Is the switch moddable on the flux drive? Seems odd for mesa to overlook something like that (I'm replacing my route 66 because the mechanical switches are beginning to fail and they're pcb mounted I think).
"Take these three items, some WD-40, a vise grip, and a roll of duct tape. Any man worth his salt can fix almost any problem with this stuff alone." - Walt Kowalski
"Only two things are infinite - the universe, and human stupidity. And I'm not sure about the universe." - Albert Einstein
Is what you're saying about dirt boxes' distortion sounding almost "on top" of the clean tone similar to what I say when I say the sustain of them isn't quite natural? It seems to me like they sustain for a while and then the sustain just sort of drops away completely (whereas with tubes it decays more naturally)- maybe we're talking about the same thing in different ways, or maybe that's something separate. ) Either way, I agree with you that dirt boxes (most I've tried, anyway) don't quite "feel" right when compared to tube distortion (even preamp tube distortion, I don't use power tube distortion that much), and I agree that they feel much better (though still not quite as good as tube) when run into a dirty tube amp.

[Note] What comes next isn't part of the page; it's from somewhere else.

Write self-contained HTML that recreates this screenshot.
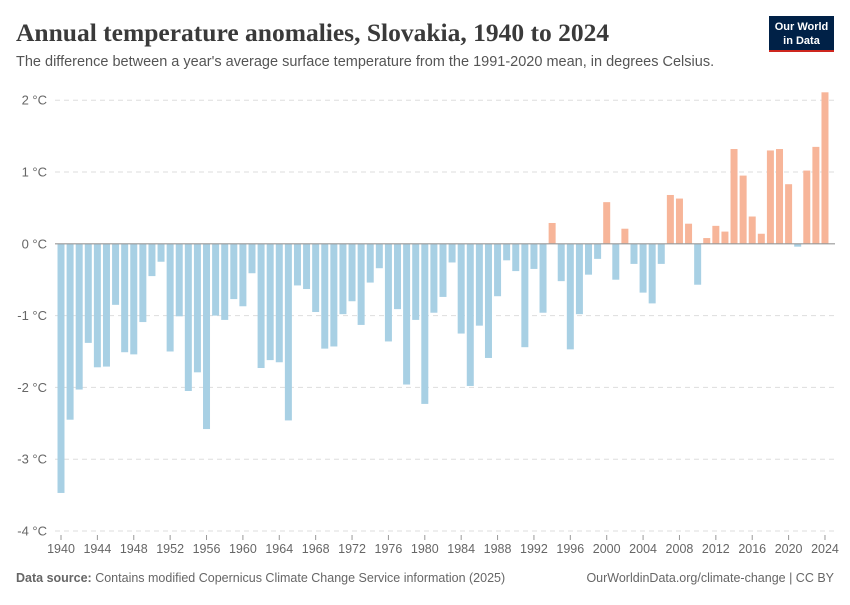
<!DOCTYPE html>
<html><head><meta charset="utf-8"><style>
body{margin:0;background:#fff;}
svg text{font-family:"Liberation Sans",sans-serif;}
</style></head><body>
<svg id="chart" width="850" height="600" xmlns="http://www.w3.org/2000/svg">
<text x="16" y="41" style="font-family:'Liberation Serif',serif" font-size="25.5" font-weight="bold" fill="#3a3a3a">Annual temperature anomalies, Slovakia, 1940 to 2024</text>
<text x="16" y="66" font-size="14.5" fill="#555">The difference between a year's average surface temperature from the 1991-2020 mean, in degrees Celsius.</text>
<g>
<rect x="769" y="16" width="65" height="36" fill="#002147"/>
<rect x="769" y="50" width="65" height="2" fill="#ce261e"/>
<text x="801.5" y="30" font-size="11" fill="#fff" text-anchor="middle" font-weight="bold">Our World</text>
<text x="801.5" y="44" font-size="11" fill="#fff" text-anchor="middle" font-weight="bold">in Data</text>
</g>
<g id="grid"></g>
<g id="bars"></g>
<g id="axes"></g>
<text x="16" y="582" font-size="12.5" fill="#666"><tspan font-weight="bold">Data source:</tspan> Contains modified Copernicus Climate Change Service information (2025)</text>
<text x="834" y="582" font-size="12.5" fill="#666" text-anchor="end">OurWorldinData.org/climate-change | CC BY</text>
</svg>
<script>
const years=[];for(let y=1940;y<=2024;y++)years.push(y);
const anomalies=[-3.47,-2.45,-2.03,-1.38,-1.72,-1.71,-0.85,-1.51,-1.54,-1.09,-0.45,-0.25,-1.50,-1.01,-2.05,-1.79,-2.58,-1.00,-1.06,-0.77,-0.87,-0.41,-1.73,-1.62,-1.65,-2.46,-0.58,-0.63,-0.95,-1.46,-1.43,-0.98,-0.80,-1.13,-0.54,-0.34,-1.36,-0.91,-1.96,-1.06,-2.23,-0.96,-0.74,-0.26,-1.25,-1.98,-1.14,-1.59,-0.73,-0.23,-0.38,-1.44,-0.35,-0.96,0.29,-0.52,-1.47,-0.98,-0.43,-0.21,0.58,-0.50,0.21,-0.28,-0.68,-0.83,-0.28,0.68,0.63,0.28,-0.57,0.08,0.25,0.17,1.32,0.95,0.38,0.14,1.30,1.32,0.83,-0.04,1.02,1.35,2.11];
const yTicks=[2,1,0,-1,-2,-3,-4];
const xTicks=[1940,1944,1948,1952,1956,1960,1964,1968,1972,1976,1980,1984,1988,1992,1996,2000,2004,2008,2012,2016,2020,2024];
const NS="http://www.w3.org/2000/svg";
const xS=y=>61+(y-1940)*9.095;
const yS=v=>243.8-v*71.8;
function mk(t,a,p){const e=document.createElementNS(NS,t);for(const k in a)e.setAttribute(k,a[k]);p.appendChild(e);return e;}
const grid=document.getElementById('grid'),bars=document.getElementById('bars'),axes=document.getElementById('axes');
yTicks.forEach(v=>{
 if(v!==0){const l=mk('line',{x1:55,x2:835,y1:yS(v),y2:yS(v),stroke:'#ddd','stroke-dasharray':'5,4'},grid);
 
 }
 const t=mk('text',{x:47,y:yS(v)+4.5,'font-size':13,fill:'#666','text-anchor':'end'},axes);
 t.textContent=v+' °C';
 
 
});
years.forEach((y,i)=>{
 const v=anomalies[i];const top=Math.min(yS(v),yS(0));const h=Math.abs(yS(v)-yS(0));
 const r=mk('rect',{x:xS(y)-3.5,y:top,width:7,height:Math.max(h,0.5),fill:v>=0?'#f7b599':'#a8d0e4'},bars);
 
 
});
const z=mk('line',{x1:55,x2:835,y1:yS(0),y2:yS(0),stroke:'#999','stroke-width':1.2},axes);


xTicks.forEach(y=>{
 const tk=mk('line',{x1:xS(y),x2:xS(y),y1:535,y2:540,stroke:'#999'},axes);
 
 
 const t=mk('text',{x:xS(y),y:553,'font-size':12.5,fill:'#666','text-anchor':'middle'},axes);
 t.textContent=y;
 
 
});
</script>
</body></html>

Yeah I think tha'ts the problem- I agree with what you're saying about the problems with TBP, but at the same time I don't think you can blame people for thinking buffers etc. suck when most of the biggest manufacturers of buffered pedals have implemented them in such a way that they, er, do. ) Unless you're able to make the things yourself (and most aren't, myself included, my meager electronics knowledge is all theoretical), how something should work in theory isn't much use, it's how it's implemented in practice by the manufacturers which matters.
That's funny- I'd have said the OD pedals I've tried sound and feel more natural than most distortions I've tried. I dunno whether that's the way I set them, or just my own prejudice (since I'm more a higher gain player my ear is maybe more attuned to that kind of sound so I'm fussier with it).